On another note, why is my junior high school friend's cholo cousin Lefty hanging out with Marky Mark and how did his right arm grow back? Yes, they called him Lefty, because a rival gang shot his right arm off in a drive by. Further proof that cholas should be in charge of naming EVERYTHING.
Let's just pretend like our eyeballs aren't seeing Shemar Moore wearing your mom's favorite weekend pants and focus on what's really important here: HIS MAN NIPS! While working it in a vintage Aéropostale belt from 2001 and sneakers he wore like clogs, Shemar (formerly best known for being on Young and the Restless and currently best known for making my hand pores secrete lube) gave the paps a nipple show on Miami Beach yesterday. TGIF (Thank God Ican Fap)!
And it goes without typing, but I'd hit it until that lion tattoo had enough of my gross ass and came to life to bite at me.
The costume designer(s) of Pain and Gain should get their Oscar speech ready, because they have clenched the win by throwing this hot look onto the body of one-man terrorist killing machine Marky Mark. As Marky pumped up his brain with heavy beats (SPOILER ALERT: He was listening to this), he flashed one third of his nipple triplets and braced himself for the tidal wave of panty pudding that eventually hit him after hos got a good look of him dressed up like John Travolta's private chef. Those aren't rainboots. They're pantycreamboots!
And I only have one tiny issue with this look. According to my Scientology spell checker, they spelled "cock" wrong. They should fix that in post-production.
When I first scanned across these pictures with my eyes, I braced myself for non-stop puckering by clenching my cheeks, because I really thought this was noted fashion photographer Nigel Barker telling Tyra to kiss his ass and all these man asses as he posed in a photo call for his new job as host of America's Next Top Nalgas. That was wishful fapping, because this is really British swan and choreographer Louie Spence at the opening of the Girls' Day Out Show in Glasgow, Scotland today. This is what you see when you put a rainbow under a microscope. This is also what it looks like when it's buffet night at the Scientology men's lounge. Grab the flavored butt lube and enlarge each pic at your own risk.
You'd think I'd be all into the WWE since they're in the business of serving up drama queen theatrics, staged cat fights, man nipple-to-man nipple action and Spandex-swathed crotches, but I'm not. So this is the time first that my retinas have been singed by the glorious ginger god from Ireland Sheamus! (My ho stroll nickname is Shame Ass. It's meant to be!)

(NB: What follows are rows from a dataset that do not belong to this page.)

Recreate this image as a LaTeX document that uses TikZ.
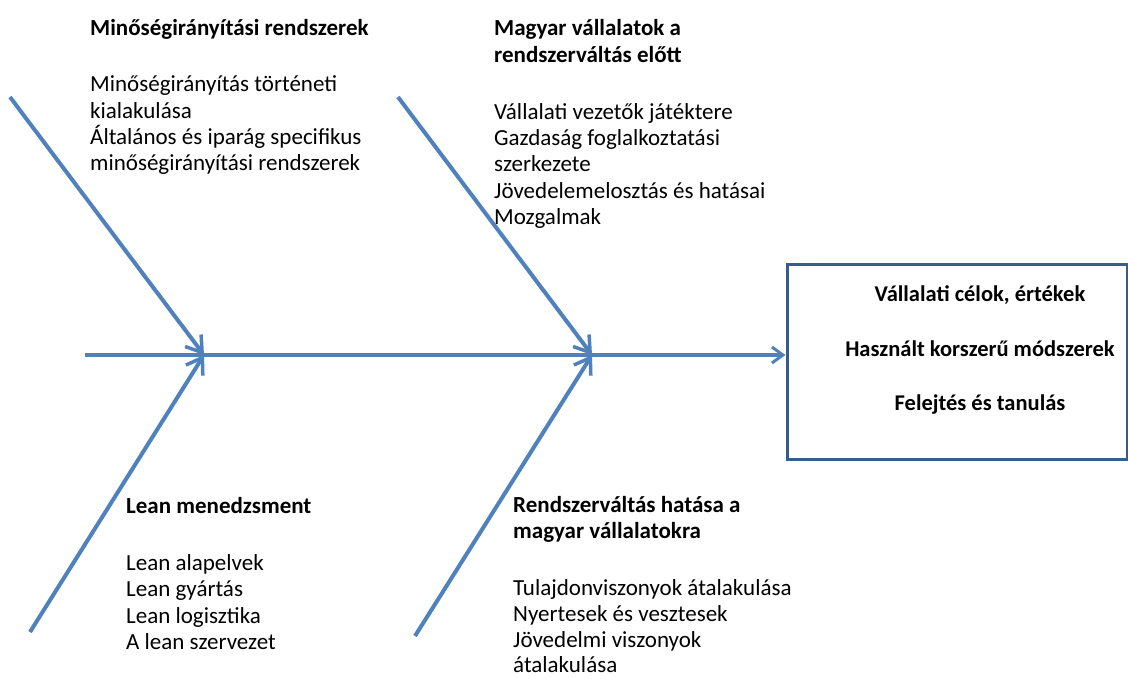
\documentclass[tikz,border=0pt]{standalone}
\usepackage{fontspec}
\setmainfont{Carlito}
\usetikzlibrary{arrows.meta}
\definecolor{bonecol}{HTML}{4F81BD}
\definecolor{framecol}{HTML}{385D8A}
\begin{document}
\begin{tikzpicture}[x=1pt,y=-1pt,
  bone/.style={draw=bonecol,line width=4pt,
    -{Straight Barb[length=15pt,width=20pt,line width=3.5pt]}},
  spine/.style={draw=bonecol,line width=4pt,
    -{Straight Barb[length=11pt,width=16pt,line width=3pt]}},
  causetext/.style={anchor=north west,inner sep=0pt,align=left,
    font=\fontsize{23}{26.4}\selectfont},
  effectbox/.style={draw=framecol,line width=3pt,fill=white,
    minimum width=340pt,minimum height=195pt,inner sep=0pt}]
\useasboundingbox (0,0) rectangle (1128,678);

% effect box at the head of the spine
\node[effectbox] (effect) at (957,361.5) {};
\node[font=\bfseries\fontsize{22.5}{26.5}\selectfont,align=center,inner sep=0pt]
  (effecttext) at (980,350)
  {Vállalati célok, értékek\\[28pt]Használt korszerű módszerek\\[28pt]Felejtés és tanulás};

% spine and joints
\coordinate (tail) at (85,355);
\coordinate (joint1) at (204,355);
\coordinate (joint2) at (592,355);
\draw[spine] (tail) -- (tail -| effect.west);

% bones
\coordinate (b1) at (10,97);
\coordinate (b2) at (398,97);
\coordinate (b3) at (30,632);
\coordinate (b4) at (415,636);
\draw[bone] (b1) -- (joint1);
\draw[bone] (b3) -- (joint1);
\draw[bone] (b2) -- (joint2);
\draw[bone] (b4) -- (joint2);

% cause categories
\node[causetext] (c1) at (90,19)
  {\textbf{Minőségirányítási rendszerek}\\[30pt]
   Minőségirányítás történeti\\
   kialakulása\\
   Általános és iparág specifikus\\
   minőségirányítási rendszerek};
\node[causetext] (c2) at (494,19.5)
  {\textbf{Magyar vállalatok a}\\
   \textbf{rendszerváltás előtt}\\[30.5pt]
   Vállalati vezetők játéktere\\
   Gazdaság foglalkoztatási\\
   szerkezete\\
   Jövedelemelosztás és hatásai\\
   Mozgalmak};
\node[causetext] (c3) at (126,497)
  {\textbf{Lean menedzsment}\\[30.5pt]
   Lean alapelvek\\
   Lean gyártás\\
   Lean logisztika\\
   A lean szervezet};
\node[causetext] (c4) at (513,496)
  {\textbf{Rendszerváltás hatása a}\\
   \textbf{magyar vállalatokra}\\[30pt]
   Tulajdonviszonyok átalakulása\\
   Nyertesek és vesztesek\\
   Jövedelmi viszonyok\\[-1.5pt]
   átalakulása};
\end{tikzpicture}
\end{document}
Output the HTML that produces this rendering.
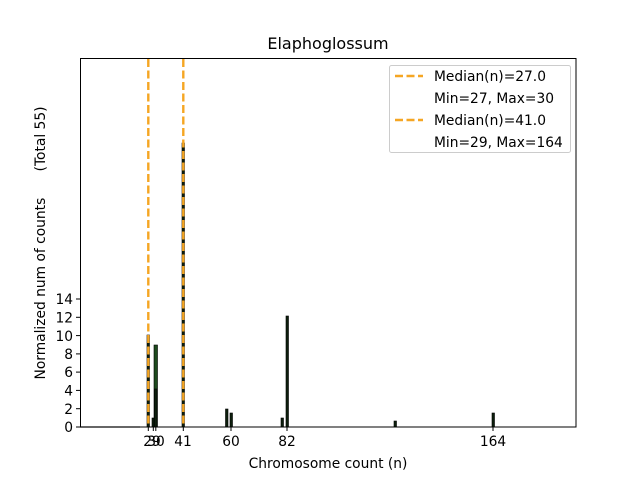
<!DOCTYPE html>
<html><head><style>body{margin:0;background:#fff}svg{display:block}</style></head><body>
<svg width="640" height="480" xmlns="http://www.w3.org/2000/svg" font-family="DejaVu Sans, Liberation Sans, sans-serif" font-size="13.8">
<rect width="640" height="480" fill="#fff"/>
<text x="328" y="49" text-anchor="middle" font-size="16">Elaphoglossum</text>
<line x1="80" y1="427" x2="140" y2="427" stroke="#999" stroke-width="1.5"/>
<g fill="#0d200d" stroke="#000" stroke-width="0.6">
<rect x="147" y="335" width="2.5" height="92"/>
<rect x="152" y="418" width="2.5" height="9"/>
<rect x="154" y="345" width="3.5" height="82" fill="#1d4a1d"/>
<rect x="154.5" y="389" width="2.5" height="38"/>
<rect x="182" y="143" width="2.5" height="284"/>
<rect x="225.5" y="409" width="2.5" height="18"/>
<rect x="230" y="413" width="2.5" height="14"/>
<rect x="281" y="418" width="2.5" height="9"/>
<rect x="286" y="316" width="2.5" height="111"/>
<rect x="394" y="421" width="2.5" height="6"/>
<rect x="492" y="413" width="2.5" height="14"/>
</g>
<line x1="148.3" y1="59" x2="148.3" y2="427" stroke="#f5a623" stroke-width="2.4" stroke-dasharray="8,3.5"/>
<line x1="183.3" y1="59" x2="183.3" y2="427" stroke="#f5a623" stroke-width="2.4" stroke-dasharray="8,3.5"/>
<rect x="80.5" y="58.5" width="495.5" height="368.5" fill="none" stroke="#000" stroke-width="1"/>
<g stroke="#000">
<line x1="76" x2="80" y1="427" y2="427"/><line x1="76" x2="80" y1="408.7" y2="408.7"/><line x1="76" x2="80" y1="390.4" y2="390.4"/><line x1="76" x2="80" y1="372.1" y2="372.1"/><line x1="76" x2="80" y1="353.9" y2="353.9"/><line x1="76" x2="80" y1="335.6" y2="335.6"/><line x1="76" x2="80" y1="317.3" y2="317.3"/><line x1="76" x2="80" y1="299" y2="299"/>
<line x1="148.3" x2="148.3" y1="427" y2="431"/><line x1="153.3" x2="153.3" y1="427" y2="431"/><line x1="155.8" x2="155.8" y1="427" y2="431"/><line x1="183.3" x2="183.3" y1="427" y2="431"/><line x1="231" x2="231" y1="427" y2="431"/><line x1="287" x2="287" y1="427" y2="431"/><line x1="493" x2="493" y1="427" y2="431"/>
</g>
<g text-anchor="end">
<text x="73" y="432">0</text><text x="73" y="414">2</text><text x="73" y="395.5">4</text><text x="73" y="377">6</text><text x="73" y="359">8</text><text x="73" y="341">10</text><text x="73" y="322.5">12</text><text x="73" y="304">14</text>
</g>
<g text-anchor="middle">
<text x="152" y="446">29</text><text x="156" y="446">30</text><text x="183" y="446">41</text><text x="231" y="446">60</text><text x="287" y="446">82</text><text x="493" y="446">164</text>
<text x="328" y="468">Chromosome count (n)</text>
</g>
<text transform="translate(45,243) rotate(-90)" text-anchor="middle" xml:space="preserve">Normalized num of counts      (Total 55)</text>
<rect x="389.5" y="65.5" width="181" height="87" rx="2" fill="#fff" fill-opacity="0.8" stroke="#ccc"/>
<line x1="395" y1="76" x2="423" y2="76" stroke="#f5a623" stroke-width="2.4" stroke-dasharray="8,3.5"/>
<line x1="395" y1="120" x2="423" y2="120" stroke="#f5a623" stroke-width="2.4" stroke-dasharray="8,3.5"/>
<text x="434" y="81">Median(n)=27.0</text>
<text x="434" y="103">Min=27, Max=30</text>
<text x="434" y="125">Median(n)=41.0</text>
<text x="434" y="147">Min=29, Max=164</text>
</svg>
</body></html>
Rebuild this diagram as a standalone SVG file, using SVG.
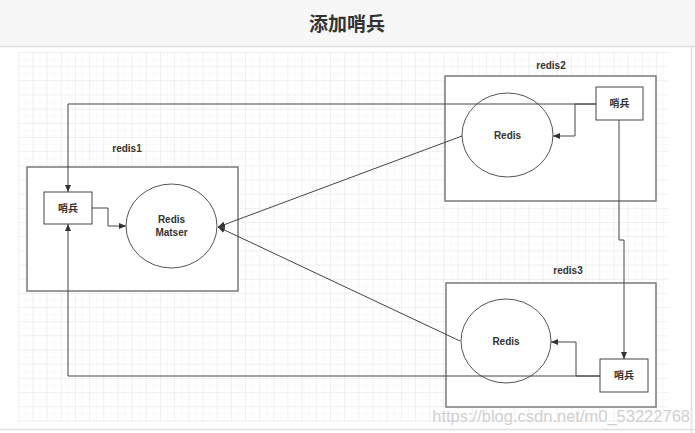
<svg xmlns="http://www.w3.org/2000/svg" width="695" height="433" viewBox="0 0 695 433">
<defs>
<pattern id="gMinor" x="18.3" y="52" width="7.085" height="7.085" patternUnits="userSpaceOnUse">
<path d="M0 0H7.085M0 0V7.085" fill="none" stroke="#f4f4f4" stroke-width="1"/>
</pattern>
<pattern id="gMajor" x="18.3" y="52" width="14.17" height="14.17" patternUnits="userSpaceOnUse">
<path d="M0 0H14.17M0 0V14.17" fill="none" stroke="#e8e8e8" stroke-width="1"/>
</pattern>
<marker id="arr" markerWidth="8" markerHeight="8" refX="7" refY="4" orient="auto" markerUnits="userSpaceOnUse">
<path d="M0 1L7 4L0 7Z" fill="#333"/>
</marker>
</defs>
<style>
.box{fill:#fff;stroke:#7a7a7a;stroke-width:1.5}
.ell{fill:#fff;stroke:#555;stroke-width:1}
.sb{fill:#fff;stroke:#444;stroke-width:1}
.con{fill:none;stroke:#444;stroke-width:1}
.t{font-family:"Liberation Sans","Noto Sans CJK SC",sans-serif;font-size:10px;font-weight:bold;fill:#333;text-anchor:middle}
</style>
<rect width="695" height="433" fill="#fff"/>
<rect x="0" y="0" width="695" height="46" fill="#f7f7f7"/>
<line x1="0" y1="46.5" x2="695" y2="46.5" stroke="#e0e0e0" stroke-width="1.5"/>
<text x="347" y="31" font-family="'Noto Sans CJK SC',sans-serif" font-size="19" font-weight="bold" fill="#333" text-anchor="middle">添加哨兵</text>
<rect x="18" y="52" width="650" height="370" fill="url(#gMinor)"/>
<rect x="18" y="52" width="650" height="370" fill="url(#gMajor)"/>
<line x1="691.5" y1="47" x2="691.5" y2="433" stroke="#e0e0e0" stroke-width="1.5"/>
<line x1="0" y1="429.5" x2="695" y2="429.5" stroke="#e0e0e0" stroke-width="1.5"/>

<g id="redis1">
<rect class="box" x="27" y="167" width="211" height="124"/>
<text class="t" x="127" y="152">redis1</text>
</g>
<g id="redis2">
<rect class="box" x="445" y="76" width="211" height="125"/>
<text class="t" x="551" y="69">redis2</text>
</g>
<g id="redis3">
<rect class="box" x="446" y="283" width="210" height="124"/>
<text class="t" x="568" y="274">redis3</text>
</g>

<g id="master">
<ellipse class="ell" cx="171.5" cy="226" rx="45.5" ry="42"/>
<text class="t" x="171.5" y="223">Redis</text>
<text class="t" x="171.5" y="236">Matser</text>
</g>
<g id="sentinel1">
<rect class="sb" x="44" y="192" width="48" height="32"/>
<text class="t" x="68" y="212">哨兵</text>
</g>
<g id="slave2">
<ellipse class="ell" cx="507.5" cy="135" rx="45.5" ry="42"/>
<text class="t" x="507.5" y="139">Redis</text>
</g>
<g id="sentinel2">
<rect class="sb" x="596" y="87" width="47" height="33"/>
<text class="t" x="619.5" y="107">哨兵</text>
</g>
<g id="slave3">
<ellipse class="ell" cx="506" cy="341" rx="45" ry="42"/>
<text class="t" x="506" y="345">Redis</text>
</g>
<g id="sentinel3">
<rect class="sb" x="600" y="359" width="48" height="33"/>
<text class="t" x="624" y="379">哨兵</text>
</g>

<g id="connectors">
<polyline class="con" points="596,104 68,104 68,192" marker-end="url(#arr)"/>
<polyline class="con" points="596,104 575,104 575,136 553,136" marker-end="url(#arr)"/>
<polyline class="con" points="92,208 108,208 108,226 126,226" marker-end="url(#arr)"/>
<polyline class="con" points="600,376 68,376 68,224" marker-end="url(#arr)"/>
<polyline class="con" points="600,376 576,376 576,342 551,342" marker-end="url(#arr)"/>
<polyline class="con" points="619,120 619,240 624,240 624,359" marker-end="url(#arr)"/>
<line class="con" x1="462" y1="136" x2="218" y2="227" marker-end="url(#arr)"/>
<line class="con" x1="460" y1="341" x2="218" y2="227" marker-end="url(#arr)"/>
</g>

<text x="690" y="422" font-family="'Liberation Sans',sans-serif" font-size="16.5" fill="#d0d0d0" text-anchor="end">https://blog.csdn.net/m0_53222768</text>
</svg>
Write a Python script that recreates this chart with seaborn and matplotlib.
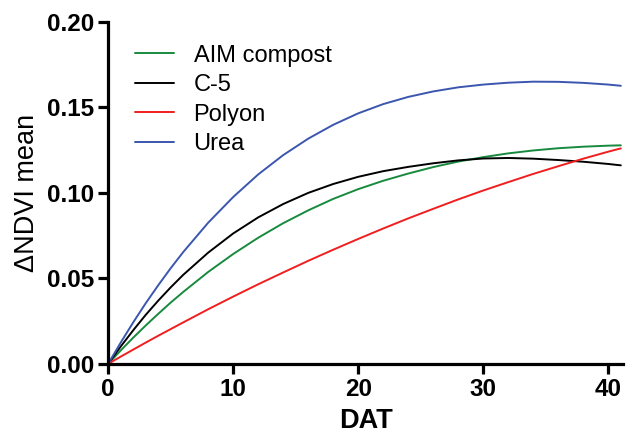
import numpy as np
import pandas as pd
import matplotlib
matplotlib.use("Agg")
import matplotlib.pyplot as plt
import seaborn as sns

dat = [0, 1, 2, 3, 4, 5, 6, 8, 10, 12, 14, 16, 18, 20, 22, 24, 26, 28, 30, 32, 34, 36, 38, 40, 41]

aim_compost = [0.0, 0.0078, 0.0153, 0.0224, 0.0292, 0.0358, 0.0420, 0.0537, 0.0642, 0.0737,
               0.0822, 0.0897, 0.0964, 0.1021, 0.1070, 0.1112, 0.1150, 0.1182, 0.1208, 0.1230,
               0.1247, 0.1260, 0.1269, 0.1275, 0.1277]
c5 = [0.0, 0.0101, 0.0196, 0.0286, 0.0369, 0.0447, 0.0520, 0.0650, 0.0762, 0.0856,
      0.0934, 0.0999, 0.1051, 0.1093, 0.1126, 0.1151, 0.1172, 0.1189, 0.1200, 0.1203,
      0.1199, 0.1191, 0.1181, 0.1168, 0.1160]
polyon = [0.0, 0.0042, 0.0083, 0.0124, 0.0164, 0.0203, 0.0242, 0.0319, 0.0393, 0.0465,
          0.0534, 0.0602, 0.0667, 0.0730, 0.0791, 0.0850, 0.0906, 0.0961, 0.1013, 0.1062,
          0.1110, 0.1155, 0.1199, 0.1240, 0.1259]
urea = [0.0, 0.0124, 0.0242, 0.0354, 0.0459, 0.0559, 0.0653, 0.0825, 0.0975, 0.1107,
        0.1220, 0.1316, 0.1397, 0.1464, 0.1518, 0.1560, 0.1592, 0.1616, 0.1632, 0.1643,
        0.1649, 0.1648, 0.1642, 0.1632, 0.1625]

treatments = ["AIM compost", "C-5", "Polyon", "Urea"]
colors = {"AIM compost": "#178a3e", "C-5": "#000000", "Polyon": "#f01e1e", "Urea": "#3b56ae"}

frames = []
for name, vals in zip(treatments, [aim_compost, c5, polyon, urea]):
    frames.append(pd.DataFrame({"DAT": dat, "dNDVI": vals, "Treatment": name}))
df = pd.concat(frames, ignore_index=True)

sns.set_style("ticks")
plt.rcParams["font.family"] = ["Liberation Sans", "DejaVu Sans"]
plt.rcParams["text.color"] = "black"
plt.rcParams["axes.labelcolor"] = "black"

fig = plt.figure(figsize=(6.29, 4.41), dpi=100)
ax = fig.add_axes([0.172, 0.175, 0.819, 0.776])

sns.lineplot(data=df, x="DAT", y="dNDVI", hue="Treatment", hue_order=treatments,
             palette=colors, linewidth=1.4, ax=ax)

ax.set_xlim(0, 41.2)
ax.set_ylim(0, 0.20)
ax.set_xticks([0, 10, 20, 30, 40])
ax.set_yticks([0.00, 0.05, 0.10, 0.15, 0.20])
ax.set_yticklabels(["0.00", "0.05", "0.10", "0.15", "0.20"])

for side in ["top", "right"]:
    ax.spines[side].set_visible(False)
for side in ["left", "bottom"]:
    ax.spines[side].set_linewidth(2.3)
    ax.spines[side].set_color("black")

ax.tick_params(axis="both", direction="out", length=7, width=2.3, colors="black",
               labelsize=17.5, pad=3)
for lab in ax.get_xticklabels() + ax.get_yticklabels():
    lab.set_fontweight("bold")

ax.set_xlabel("DAT", fontsize=19.5, fontweight="bold", labelpad=5, color="black")
ax.set_ylabel("\u0394NDVI mean", fontsize=19.5, labelpad=5, color="black")

leg = ax.legend(loc="upper left", bbox_to_anchor=(0.01, 0.995), frameon=False,
                fontsize=17, handlelength=1.65, handletextpad=0.85, labelspacing=0.32)
for line in leg.get_lines():
    line.set_linewidth(1.4)
for txt in leg.get_texts():
    txt.set_color("black")

fig.savefig("out.png", dpi=100)
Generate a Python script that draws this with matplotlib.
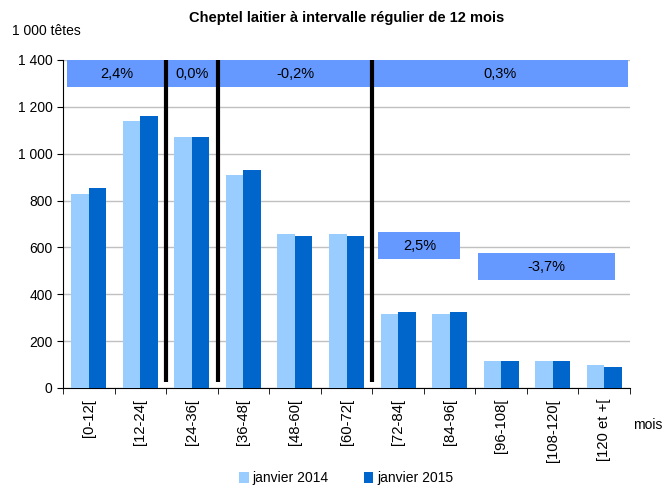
import matplotlib
matplotlib.use("Agg")
import matplotlib.pyplot as plt
import numpy as np

plt.rcParams['font.family'] = ['Liberation Sans', 'DejaVu Sans']

categories = ["[0-12[", "[12-24[", "[24-36[", "[36-48[", "[48-60[", "[60-72[",
              "[72-84[", "[84-96[", "[96-108[", "[108-120[", "[120 et +["]
jan2014 = [828, 1140, 1070, 909, 657, 657, 316, 316, 115, 115, 98]
jan2015 = [853, 1161, 1070, 930, 649, 649, 324, 324, 115, 115, 90]

# top band segments
band_labels = ["2,4%", "0,0%", "-0,2%", "0,3%"]
band_edges = [-0.42, 1.5, 2.5, 5.5, 10.47]
separators = [1.5, 2.5, 5.5]
# lower boxes
box_labels = ["2,5%", "-3,7%"]
box_x = [(5.62, 7.21), (7.56, 10.2)]
box_y = [(550, 666), (461, 576)]

c14 = "#99CCFF"
c15 = "#0066CC"
cband = "#6699FF"

fig = plt.figure(figsize=(6.66, 4.87), dpi=100)
ax = fig.add_axes([0.0946, 0.2033, 0.8514, 0.6735])

x = np.arange(len(categories))
w = 0.34
ax.bar(x - w/2, jan2014, width=w, color=c14, label="janvier 2014", zorder=3)
ax.bar(x + w/2, jan2015, width=w, color=c15, label="janvier 2015", zorder=3)

ax.set_xlim(-0.5, len(categories) - 0.5)
ax.set_ylim(0, 1400)
ax.set_yticks(np.arange(0, 1401, 200))
ax.set_yticklabels([f"{v:,}".replace(",", " ") for v in range(0, 1401, 200)], fontsize=10)
ax.yaxis.grid(True, color="#C0C0C0", linewidth=1, zorder=0)
ax.set_axisbelow(True)

ax.set_xticks(x)
ax.set_xticklabels(categories, rotation=90, fontsize=10.7)
ax.tick_params(axis='x', which='major', length=0, pad=8)
ax.set_xticks(np.arange(-0.5, len(categories), 1), minor=True)
ax.tick_params(axis='x', which='minor', length=4, direction='out', color='black')
ax.tick_params(axis='y', length=4, direction='out')

for s in ['top', 'right']:
    ax.spines[s].set_visible(False)

# top band
ax.fill_between([band_edges[0], band_edges[-1]], 1285, 1400, color=cband, zorder=4, linewidth=0)
for i, lab in enumerate(band_labels):
    cx = (band_edges[i] + band_edges[i + 1]) / 2
    ax.text(cx, 1342, lab, ha='center', va='center', fontsize=10.5, zorder=6)
for s in separators:
    ax.plot([s, s], [25, 1400], color='black', linewidth=3, zorder=5, solid_capstyle='butt')

for (x0, x1), (y0, y1), lab in zip(box_x, box_y, box_labels):
    ax.fill_between([x0, x1], y0, y1, color=cband, zorder=4, linewidth=0)
    ax.text((x0 + x1) / 2, (y0 + y1) / 2, lab, ha='center', va='center', fontsize=10.5, zorder=6)

fig.text(0.52, 0.963, "Cheptel laitier à intervalle régulier de 12 mois",
         ha='center', va='center', fontsize=10.5, fontweight='bold')
fig.text(0.018, 0.937, "1 000 têtes", ha='left', va='center', fontsize=10)
fig.text(0.95, 0.127, "mois", ha='left', va='center', fontsize=10)

fig.legend(loc='center', bbox_to_anchor=(0.52, 0.018), ncol=2, frameon=False,
           fontsize=10, handlelength=0.7, handleheight=0.9, handletextpad=0.3,
           columnspacing=2.5, borderpad=0)

fig.savefig("out.png", dpi=100)
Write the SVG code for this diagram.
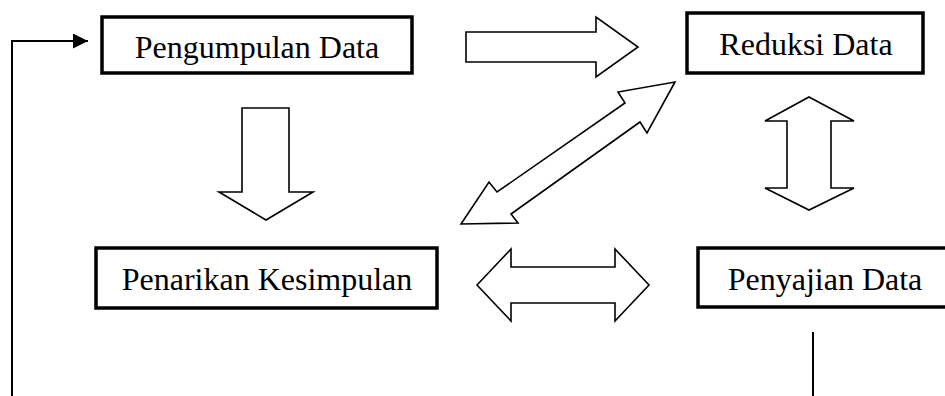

The only thing I know about Sheamus is that he body slammed a trick at the WWE Smack Down in Dublin last night, has epic thighs that look like a whole chicken getting pulled out of a can, can make lighting by clapping his ass cheeks (I read this in the mythology section of Wiki), can keep a small village warm with the flaming hearth on his head and when he flutters his eyelashes it looks like two fireflies dancing in the night. I know that last part, because I made a flip book with these pictures. Yes, that's Sheamus' cue to head directly to the restraining order office.
And to answer your question, yes, I already Photoshopped my smiling face and gut on this picture.